El autor parecía una persona diferente al de los ensayos históricos de los 50, pero algunas preocupaciones eran las mismas. Antes de Dependencia y desarrollo en América Latina (1967) de Cardoso y Faletto, el libro de González Casanova vislumbró el enfoque estructuralista que divulgaría la Teoría de la Dependencia. El sociólogo sostenía que la democracia en México no podía entenderse únicamente a través de sus instituciones ejecutivas y legislativas, federales y estatales, sino por medio de la reconstrucción de la “estructura del poder” (caciques y caudillos regionales y locales, Iglesia, Ejército, hacendados y empresarios) y la “estructura social” (estratificación, movilidad, analfabetismo, pobreza, desigualdad, marginalidad y colonialismo interno). 
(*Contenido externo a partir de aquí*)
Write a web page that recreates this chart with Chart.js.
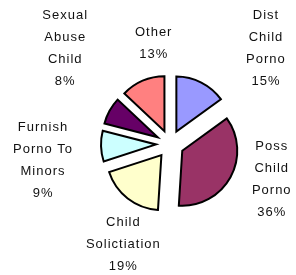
<!DOCTYPE html>
<html>
<head>
<meta charset="utf-8">
<script src="https://cdn.jsdelivr.net/npm/chart.js@4.4.0/dist/chart.umd.min.js"></script>
<style>
    html, body { margin: 0; padding: 0; background: #fff; }
    #wrap { width: 296px; height: 275px; position: relative; }
</style>
</head>
<body>
<div id="wrap"><canvas id="pieChart"></canvas></div>
<script>
// Chart data
const categories = [
    ['Dist', 'Child', 'Porno'],
    ['Poss', 'Child', 'Porno'],
    ['Child', 'Solictiation'],
    ['Furnish', 'Porno To', 'Minors'],
    ['Sexual', 'Abuse', 'Child'],
    ['Other']
];
const percentValues = [15, 36, 19, 9, 8, 13];
const sliceColors = ['#9999FF', '#993366', '#FFFFCC', '#CCFFFF', '#660066', '#FF8080'];

// Pull every slice out from the centre (exploded pie)
const explodePlugin = {
    id: 'explode',
    beforeDatasetsDraw(chart, args, opts) {
        const area = chart.chartArea;
        const cx = (area.left + area.right) / 2;
        const cy = (area.top + area.bottom) / 2;
        chart.getDatasetMeta(0).data.forEach(arc => {
            const mid = (arc.startAngle + arc.endAngle) / 2;
            arc.x = cx + Math.cos(mid) * opts.distance;
            arc.y = cy + Math.sin(mid) * opts.distance;
        });
    }
};

// Multi-line labels outside the slices
const outsideLabelsPlugin = {
    id: 'outsideLabels',
    afterDatasetsDraw(chart, args, opts) {
        const ctx = chart.ctx;
        const meta = chart.getDatasetMeta(0);
        ctx.save();
        ctx.font = opts.font;
        ctx.fillStyle = opts.color;
        ctx.textAlign = 'center';
        ctx.textBaseline = 'middle';
        if ('letterSpacing' in ctx) ctx.letterSpacing = opts.letterSpacing;
        meta.data.forEach((arc, i) => {
            const mid = (arc.startAngle + arc.endAngle) / 2;
            const dist = arc.outerRadius + opts.gap;
            const nudge = opts.nudges[i] || [0, 0];
            const x = arc.x + Math.cos(mid) * dist + nudge[0];
            const y = arc.y + Math.sin(mid) * dist + nudge[1];
            const lines = categories[i].concat([percentValues[i] + '%']);
            const top = y - (lines.length - 1) * opts.lineHeight / 2;
            lines.forEach((line, j) => {
                ctx.fillText(line, x, top + j * opts.lineHeight);
            });
        });
        ctx.restore();
    }
};

function createPieChart() {
    const ctx = document.getElementById('pieChart').getContext('2d');

    new Chart(ctx, {
        type: 'pie',
        data: {
            labels: categories.map(c => c.join(' ')),
            datasets: [{
                data: percentValues,
                backgroundColor: sliceColors,
                borderColor: '#000',
                borderWidth: 2,
                borderJoinStyle: 'miter'
            }]
        },
        options: {
            responsive: true,
            maintainAspectRatio: false,
            animation: false,
            layout: {
                padding: { left: 114, right: 70, top: 88, bottom: 75 }
            },
            plugins: {
                legend: { display: false },
                tooltip: { enabled: false },
                explode: { distance: 14 },
                outsideLabels: {
                    font: '13px "Liberation Sans", Arial, sans-serif',
                    color: '#111',
                    letterSpacing: '1px',
                    lineHeight: 22,
                    gap: 30,
                    nudges: [[51, -7], [15, -12], [14, 22], [-28, 13], [-18, -48], [23, -10]]
                }
            }
        },
        plugins: [explodePlugin, outsideLabelsPlugin]
    });
}

document.addEventListener('DOMContentLoaded', createPieChart);
</script>
</body>
</html>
 En un enfoque que mezclaba el marxismo y la sociología, donde convivían Tocqueville, Marx y Weber, Lipset, Dahrendorf y Germani, González Casanova reiteraba la tesis central del MLN cardenista: en México no había condiciones para una revolución socialista, por lo que era preciso llegar al socialismo por medio de una estrategia económica en función del desarrollo y una apertura democrática. No sin ironía, Rafael Segovia lo reseñó elogiosamente en la revista Foro Internacional

Reconoció el legendario profesor del Colmex que La democracia en México era el primer ejercicio de teoría política, después de los ensayos ineludibles de Daniel Cosío Villegas. Pero observaba que su autor no proponía una “liberalización” o democratización del sistema sino una reforma interna del PRI: una suerte de “despotismo ilustrado”, como el que González Casanova había cuestionado en sus estudios sobre la Nueva España borbónica.

No era del todo preciso Rafael Segovia sobre la influyente obra de González Casanova. Aquel libro proponía algo más que una reforma interna del sistema político mexicano. La apuesta de La democracia en México era tanto alentar políticas públicas encaminadas a fomentar el desarrollo y la igualdad como a instalar en el debate público del país una idea de democracia no divorciada de la esfera de los derechos sociales. No era ajeno, aquel González Casanova, a la democracia propiamente política, pero era claramente partidario de que sin derechos económicos y sociales amplios eran inconcebibles las libertades públicas.